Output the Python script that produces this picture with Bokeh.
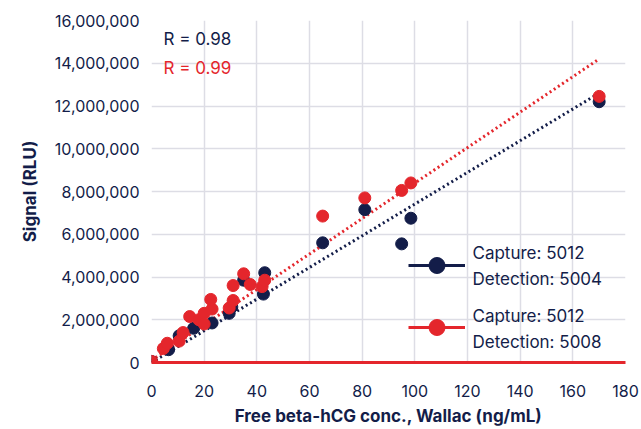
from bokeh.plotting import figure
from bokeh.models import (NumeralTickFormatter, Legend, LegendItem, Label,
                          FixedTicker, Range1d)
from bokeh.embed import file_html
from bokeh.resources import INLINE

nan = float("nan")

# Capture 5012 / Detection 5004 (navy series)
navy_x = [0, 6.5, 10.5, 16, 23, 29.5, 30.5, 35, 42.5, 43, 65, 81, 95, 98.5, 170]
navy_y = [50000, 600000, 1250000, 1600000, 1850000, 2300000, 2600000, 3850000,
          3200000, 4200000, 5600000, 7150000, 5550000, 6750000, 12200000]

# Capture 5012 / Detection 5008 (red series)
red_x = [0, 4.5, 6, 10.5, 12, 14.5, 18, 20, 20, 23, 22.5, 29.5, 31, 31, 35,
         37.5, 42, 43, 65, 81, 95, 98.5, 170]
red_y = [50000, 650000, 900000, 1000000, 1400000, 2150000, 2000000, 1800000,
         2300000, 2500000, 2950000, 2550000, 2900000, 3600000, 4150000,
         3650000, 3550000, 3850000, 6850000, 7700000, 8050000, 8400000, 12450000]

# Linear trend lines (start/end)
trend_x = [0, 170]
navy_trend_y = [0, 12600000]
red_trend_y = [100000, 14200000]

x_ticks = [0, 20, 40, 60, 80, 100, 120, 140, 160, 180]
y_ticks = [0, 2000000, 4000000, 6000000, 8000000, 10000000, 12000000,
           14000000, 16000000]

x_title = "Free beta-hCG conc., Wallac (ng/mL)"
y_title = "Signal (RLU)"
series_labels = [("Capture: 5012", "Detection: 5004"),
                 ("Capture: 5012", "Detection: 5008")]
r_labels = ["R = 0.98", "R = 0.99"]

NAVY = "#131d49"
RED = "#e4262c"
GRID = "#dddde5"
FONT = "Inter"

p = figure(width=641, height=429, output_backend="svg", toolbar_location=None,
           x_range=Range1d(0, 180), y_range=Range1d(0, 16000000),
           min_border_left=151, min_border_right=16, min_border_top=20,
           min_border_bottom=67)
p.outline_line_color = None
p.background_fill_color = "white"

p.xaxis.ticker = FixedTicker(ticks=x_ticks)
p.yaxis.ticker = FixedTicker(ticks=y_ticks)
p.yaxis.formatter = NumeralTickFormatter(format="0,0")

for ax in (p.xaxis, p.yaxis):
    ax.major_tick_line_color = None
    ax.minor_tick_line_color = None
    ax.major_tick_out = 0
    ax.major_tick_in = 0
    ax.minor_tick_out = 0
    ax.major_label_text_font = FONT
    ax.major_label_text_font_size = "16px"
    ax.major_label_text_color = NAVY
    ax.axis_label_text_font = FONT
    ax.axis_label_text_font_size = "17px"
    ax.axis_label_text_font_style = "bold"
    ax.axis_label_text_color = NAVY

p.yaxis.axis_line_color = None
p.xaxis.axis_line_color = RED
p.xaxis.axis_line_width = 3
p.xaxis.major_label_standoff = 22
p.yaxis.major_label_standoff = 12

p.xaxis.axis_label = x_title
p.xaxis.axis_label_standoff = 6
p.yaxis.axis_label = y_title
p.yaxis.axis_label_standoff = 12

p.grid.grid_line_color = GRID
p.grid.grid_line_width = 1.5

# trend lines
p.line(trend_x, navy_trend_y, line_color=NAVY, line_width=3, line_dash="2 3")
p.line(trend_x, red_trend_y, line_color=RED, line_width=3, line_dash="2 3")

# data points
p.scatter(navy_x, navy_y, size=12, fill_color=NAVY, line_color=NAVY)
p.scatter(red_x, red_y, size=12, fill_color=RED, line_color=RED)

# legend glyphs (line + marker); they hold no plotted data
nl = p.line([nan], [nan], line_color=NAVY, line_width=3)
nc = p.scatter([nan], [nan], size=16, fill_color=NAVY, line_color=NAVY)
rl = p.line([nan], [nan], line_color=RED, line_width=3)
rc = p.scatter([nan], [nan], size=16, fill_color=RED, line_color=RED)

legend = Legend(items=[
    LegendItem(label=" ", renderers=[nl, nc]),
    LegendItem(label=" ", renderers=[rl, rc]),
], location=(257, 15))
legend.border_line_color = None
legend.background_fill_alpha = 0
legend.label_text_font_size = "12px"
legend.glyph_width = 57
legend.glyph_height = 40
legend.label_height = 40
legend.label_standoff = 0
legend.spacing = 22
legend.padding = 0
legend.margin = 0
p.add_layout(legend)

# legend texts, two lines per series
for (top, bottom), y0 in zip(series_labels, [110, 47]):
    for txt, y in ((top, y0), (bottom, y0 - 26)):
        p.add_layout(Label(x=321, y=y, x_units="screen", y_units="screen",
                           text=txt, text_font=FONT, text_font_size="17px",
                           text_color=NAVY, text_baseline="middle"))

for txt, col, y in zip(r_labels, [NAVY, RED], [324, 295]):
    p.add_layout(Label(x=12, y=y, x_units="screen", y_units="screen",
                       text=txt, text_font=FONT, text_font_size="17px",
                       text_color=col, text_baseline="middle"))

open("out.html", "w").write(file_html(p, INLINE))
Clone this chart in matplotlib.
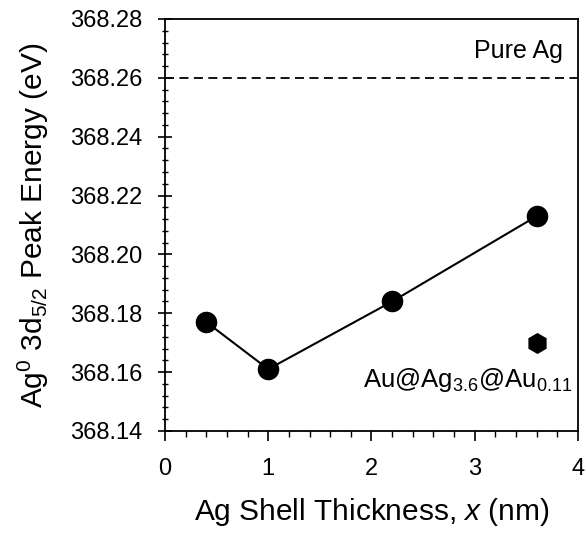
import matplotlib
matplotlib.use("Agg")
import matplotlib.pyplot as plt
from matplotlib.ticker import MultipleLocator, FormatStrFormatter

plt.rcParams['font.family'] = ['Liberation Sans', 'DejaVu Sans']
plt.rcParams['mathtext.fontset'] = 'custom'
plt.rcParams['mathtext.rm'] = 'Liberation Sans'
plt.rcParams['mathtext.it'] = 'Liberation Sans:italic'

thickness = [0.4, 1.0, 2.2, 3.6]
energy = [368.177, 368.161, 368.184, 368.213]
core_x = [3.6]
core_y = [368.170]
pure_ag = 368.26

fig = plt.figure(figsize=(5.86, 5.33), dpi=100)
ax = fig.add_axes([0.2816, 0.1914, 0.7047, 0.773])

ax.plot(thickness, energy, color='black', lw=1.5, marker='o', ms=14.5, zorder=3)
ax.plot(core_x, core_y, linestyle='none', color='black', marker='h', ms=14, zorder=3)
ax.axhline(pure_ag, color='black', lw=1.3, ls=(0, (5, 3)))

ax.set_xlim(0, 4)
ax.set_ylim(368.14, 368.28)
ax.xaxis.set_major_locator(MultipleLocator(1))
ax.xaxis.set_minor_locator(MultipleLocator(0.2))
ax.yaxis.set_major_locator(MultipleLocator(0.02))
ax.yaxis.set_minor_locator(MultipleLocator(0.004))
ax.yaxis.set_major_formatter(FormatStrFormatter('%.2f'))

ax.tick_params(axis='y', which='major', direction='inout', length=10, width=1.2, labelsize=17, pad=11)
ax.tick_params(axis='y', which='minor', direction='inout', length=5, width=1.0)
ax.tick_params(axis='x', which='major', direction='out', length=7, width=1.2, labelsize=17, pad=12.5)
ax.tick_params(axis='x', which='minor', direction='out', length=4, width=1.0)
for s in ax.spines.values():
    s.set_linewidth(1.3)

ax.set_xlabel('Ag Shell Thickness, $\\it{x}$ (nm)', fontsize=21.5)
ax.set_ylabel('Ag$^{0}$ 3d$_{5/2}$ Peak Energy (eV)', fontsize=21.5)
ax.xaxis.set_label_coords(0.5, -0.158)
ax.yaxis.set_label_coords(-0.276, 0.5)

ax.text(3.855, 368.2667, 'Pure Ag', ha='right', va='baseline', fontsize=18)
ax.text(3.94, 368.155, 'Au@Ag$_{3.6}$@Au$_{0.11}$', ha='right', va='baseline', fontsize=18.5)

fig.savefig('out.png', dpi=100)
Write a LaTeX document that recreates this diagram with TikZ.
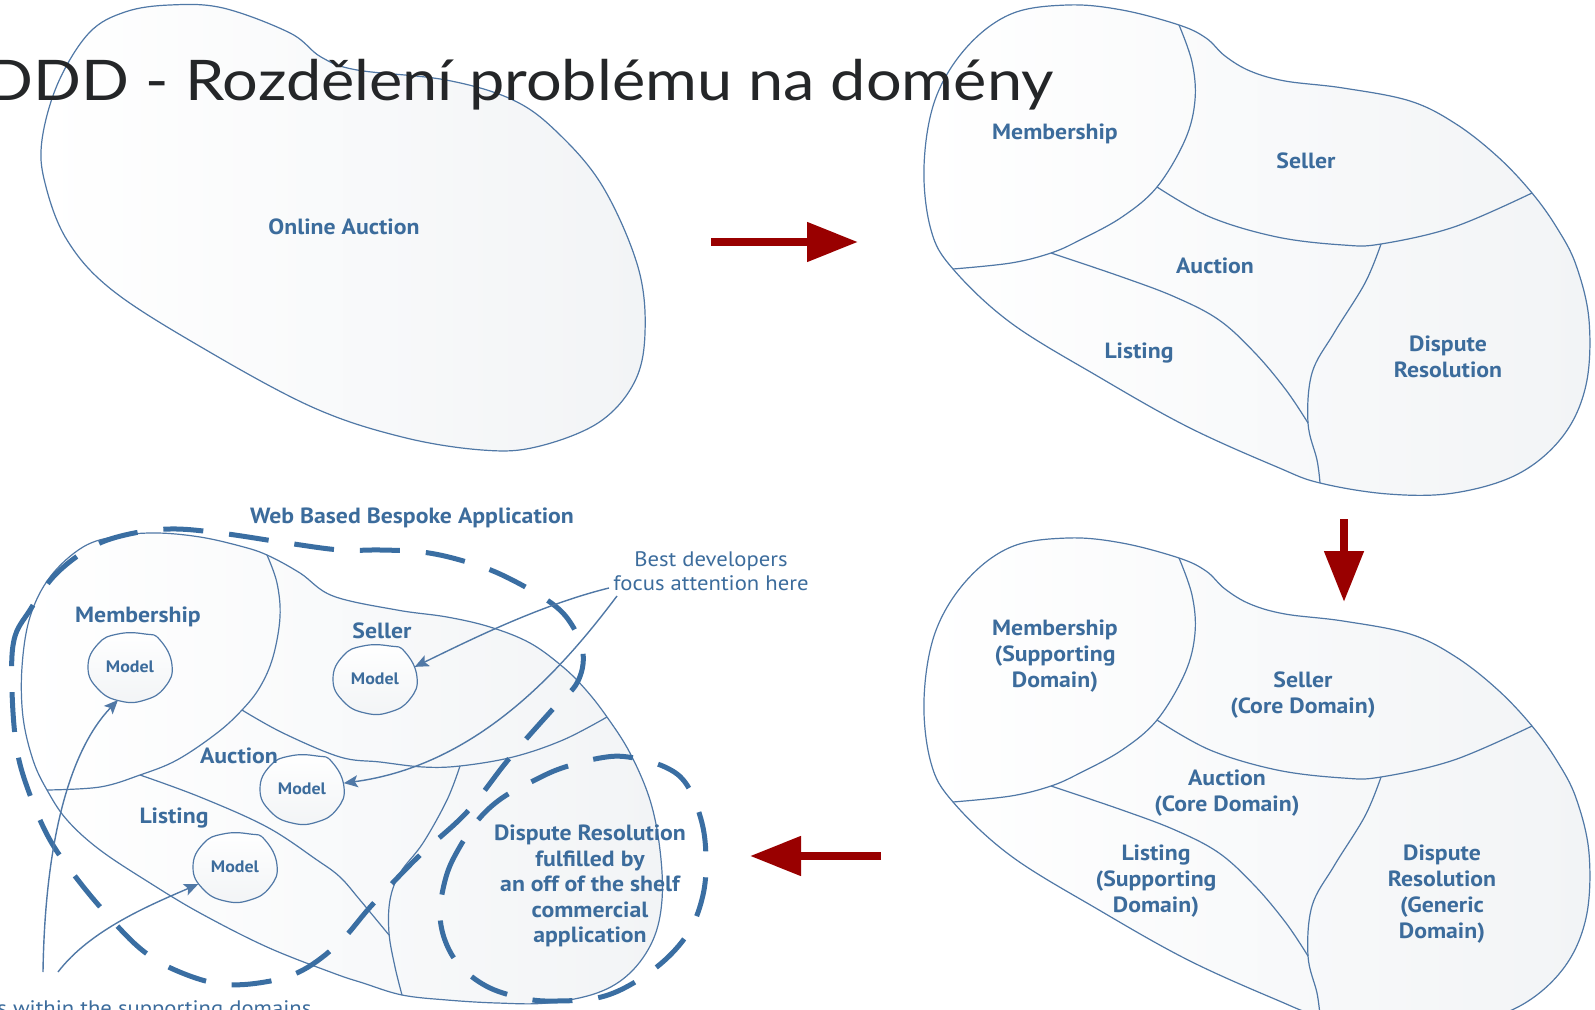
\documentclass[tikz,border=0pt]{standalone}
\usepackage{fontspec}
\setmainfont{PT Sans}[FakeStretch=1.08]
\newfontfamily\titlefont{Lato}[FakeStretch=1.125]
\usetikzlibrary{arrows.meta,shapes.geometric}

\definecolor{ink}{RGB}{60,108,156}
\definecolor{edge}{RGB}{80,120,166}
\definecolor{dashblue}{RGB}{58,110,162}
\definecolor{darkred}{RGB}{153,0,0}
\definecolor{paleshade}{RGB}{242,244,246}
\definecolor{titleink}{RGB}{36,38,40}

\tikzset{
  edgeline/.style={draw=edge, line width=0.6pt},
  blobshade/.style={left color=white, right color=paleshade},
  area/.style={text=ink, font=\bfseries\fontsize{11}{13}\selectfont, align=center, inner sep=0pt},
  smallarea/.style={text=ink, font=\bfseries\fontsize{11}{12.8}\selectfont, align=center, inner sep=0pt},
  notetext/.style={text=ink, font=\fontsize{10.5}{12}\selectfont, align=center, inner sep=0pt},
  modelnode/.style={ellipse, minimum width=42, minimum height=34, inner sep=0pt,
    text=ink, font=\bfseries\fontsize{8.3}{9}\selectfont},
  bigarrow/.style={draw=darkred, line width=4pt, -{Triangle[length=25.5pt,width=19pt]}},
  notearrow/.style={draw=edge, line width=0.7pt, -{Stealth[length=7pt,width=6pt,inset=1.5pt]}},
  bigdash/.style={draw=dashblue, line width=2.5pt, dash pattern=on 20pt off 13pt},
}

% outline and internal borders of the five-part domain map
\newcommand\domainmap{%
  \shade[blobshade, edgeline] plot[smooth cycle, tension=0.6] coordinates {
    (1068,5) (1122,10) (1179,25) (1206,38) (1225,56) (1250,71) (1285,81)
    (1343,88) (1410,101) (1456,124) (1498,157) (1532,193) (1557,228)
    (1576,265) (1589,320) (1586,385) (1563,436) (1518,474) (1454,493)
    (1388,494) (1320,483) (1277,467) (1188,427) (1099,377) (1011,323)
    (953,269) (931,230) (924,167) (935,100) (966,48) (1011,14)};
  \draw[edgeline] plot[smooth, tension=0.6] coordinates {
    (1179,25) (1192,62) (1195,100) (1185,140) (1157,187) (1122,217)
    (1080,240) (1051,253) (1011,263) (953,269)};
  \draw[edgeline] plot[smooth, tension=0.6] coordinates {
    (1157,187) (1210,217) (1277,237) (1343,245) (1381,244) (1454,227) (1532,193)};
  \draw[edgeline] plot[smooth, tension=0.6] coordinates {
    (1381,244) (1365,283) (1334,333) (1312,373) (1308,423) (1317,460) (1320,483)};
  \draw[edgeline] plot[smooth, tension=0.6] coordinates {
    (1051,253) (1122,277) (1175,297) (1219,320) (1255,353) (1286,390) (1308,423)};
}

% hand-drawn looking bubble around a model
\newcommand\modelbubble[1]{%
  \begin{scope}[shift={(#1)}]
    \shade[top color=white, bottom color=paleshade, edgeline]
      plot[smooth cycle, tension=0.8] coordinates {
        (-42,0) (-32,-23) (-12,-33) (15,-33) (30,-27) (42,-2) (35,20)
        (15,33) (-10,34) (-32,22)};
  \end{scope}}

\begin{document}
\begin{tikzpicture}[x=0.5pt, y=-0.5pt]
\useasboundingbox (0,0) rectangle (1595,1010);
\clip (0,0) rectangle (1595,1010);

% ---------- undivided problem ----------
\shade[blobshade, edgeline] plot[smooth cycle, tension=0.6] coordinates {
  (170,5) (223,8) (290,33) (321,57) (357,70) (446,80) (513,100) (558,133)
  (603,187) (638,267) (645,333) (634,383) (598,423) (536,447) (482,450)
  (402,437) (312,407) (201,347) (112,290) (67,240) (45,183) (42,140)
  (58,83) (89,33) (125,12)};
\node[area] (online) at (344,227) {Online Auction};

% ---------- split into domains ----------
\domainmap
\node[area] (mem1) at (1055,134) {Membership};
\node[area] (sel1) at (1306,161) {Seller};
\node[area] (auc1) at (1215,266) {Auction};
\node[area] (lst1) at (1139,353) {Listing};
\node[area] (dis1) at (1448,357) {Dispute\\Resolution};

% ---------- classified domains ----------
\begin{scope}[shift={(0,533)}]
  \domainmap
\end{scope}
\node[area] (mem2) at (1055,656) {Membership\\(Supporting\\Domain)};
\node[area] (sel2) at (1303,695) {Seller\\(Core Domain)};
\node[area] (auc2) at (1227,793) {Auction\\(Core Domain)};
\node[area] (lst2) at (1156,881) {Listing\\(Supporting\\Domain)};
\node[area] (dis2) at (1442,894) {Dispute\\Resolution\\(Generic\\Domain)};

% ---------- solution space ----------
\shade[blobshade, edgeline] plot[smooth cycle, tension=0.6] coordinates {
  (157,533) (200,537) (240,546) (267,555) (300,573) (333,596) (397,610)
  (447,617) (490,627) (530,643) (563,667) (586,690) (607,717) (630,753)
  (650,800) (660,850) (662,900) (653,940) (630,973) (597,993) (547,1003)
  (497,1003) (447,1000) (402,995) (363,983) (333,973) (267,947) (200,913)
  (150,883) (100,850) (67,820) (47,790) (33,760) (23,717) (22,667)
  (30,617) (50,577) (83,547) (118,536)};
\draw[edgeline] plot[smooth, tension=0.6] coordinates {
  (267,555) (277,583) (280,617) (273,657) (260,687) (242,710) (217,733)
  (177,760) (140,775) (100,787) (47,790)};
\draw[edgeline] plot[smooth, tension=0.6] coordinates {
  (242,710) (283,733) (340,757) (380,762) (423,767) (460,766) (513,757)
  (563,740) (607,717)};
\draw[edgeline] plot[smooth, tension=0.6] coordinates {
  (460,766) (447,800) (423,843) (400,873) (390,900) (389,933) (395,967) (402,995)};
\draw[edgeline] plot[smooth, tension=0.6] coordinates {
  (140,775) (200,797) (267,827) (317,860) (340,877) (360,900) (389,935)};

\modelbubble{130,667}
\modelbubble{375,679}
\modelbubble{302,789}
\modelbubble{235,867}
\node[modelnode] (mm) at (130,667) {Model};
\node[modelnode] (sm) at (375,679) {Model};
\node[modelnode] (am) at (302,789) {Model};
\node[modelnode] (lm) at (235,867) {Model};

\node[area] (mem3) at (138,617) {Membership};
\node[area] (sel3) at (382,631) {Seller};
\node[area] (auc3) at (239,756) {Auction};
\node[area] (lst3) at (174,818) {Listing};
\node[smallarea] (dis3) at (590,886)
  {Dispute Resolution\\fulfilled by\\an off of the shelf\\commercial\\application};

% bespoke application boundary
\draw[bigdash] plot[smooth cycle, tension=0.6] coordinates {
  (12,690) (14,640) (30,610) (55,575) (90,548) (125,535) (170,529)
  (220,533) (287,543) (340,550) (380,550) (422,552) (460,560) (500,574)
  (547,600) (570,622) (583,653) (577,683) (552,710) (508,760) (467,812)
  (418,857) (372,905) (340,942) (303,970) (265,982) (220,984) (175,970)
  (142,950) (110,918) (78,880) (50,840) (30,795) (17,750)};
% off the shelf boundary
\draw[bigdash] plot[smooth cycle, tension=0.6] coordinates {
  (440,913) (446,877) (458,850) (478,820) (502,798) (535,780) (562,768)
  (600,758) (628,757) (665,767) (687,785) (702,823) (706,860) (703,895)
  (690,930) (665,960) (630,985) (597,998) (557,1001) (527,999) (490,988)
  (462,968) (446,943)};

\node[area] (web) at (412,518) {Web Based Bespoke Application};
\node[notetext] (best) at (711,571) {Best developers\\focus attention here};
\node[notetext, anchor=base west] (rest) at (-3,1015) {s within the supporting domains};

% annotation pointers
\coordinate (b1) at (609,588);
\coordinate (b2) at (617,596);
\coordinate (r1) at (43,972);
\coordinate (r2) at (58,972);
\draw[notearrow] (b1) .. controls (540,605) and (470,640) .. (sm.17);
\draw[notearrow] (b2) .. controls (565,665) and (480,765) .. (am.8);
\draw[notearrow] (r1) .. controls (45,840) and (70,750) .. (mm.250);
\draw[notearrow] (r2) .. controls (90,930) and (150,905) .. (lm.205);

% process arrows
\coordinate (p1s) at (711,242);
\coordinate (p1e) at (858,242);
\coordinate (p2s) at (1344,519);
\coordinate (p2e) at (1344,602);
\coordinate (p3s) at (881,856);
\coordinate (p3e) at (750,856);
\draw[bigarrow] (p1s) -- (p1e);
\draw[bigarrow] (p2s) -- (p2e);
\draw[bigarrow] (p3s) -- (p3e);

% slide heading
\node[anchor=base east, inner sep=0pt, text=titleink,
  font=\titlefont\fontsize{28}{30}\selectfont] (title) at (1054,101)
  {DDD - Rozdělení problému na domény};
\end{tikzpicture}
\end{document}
■ ■ ■ ■ ■ ■ ■
What is expected →
Quote the data above exactly from the line with "Clone this chart in matplotlib." to the line with "from matplotlib.ticker import", both ends counted, and nothing else. Pictures don't go in.

Output for this exercise →
Clone this chart in matplotlib.
import matplotlib
matplotlib.use("Agg")
import matplotlib.pyplot as plt
from matplotlib.ticker import MultipleLocator, FormatStrFormatter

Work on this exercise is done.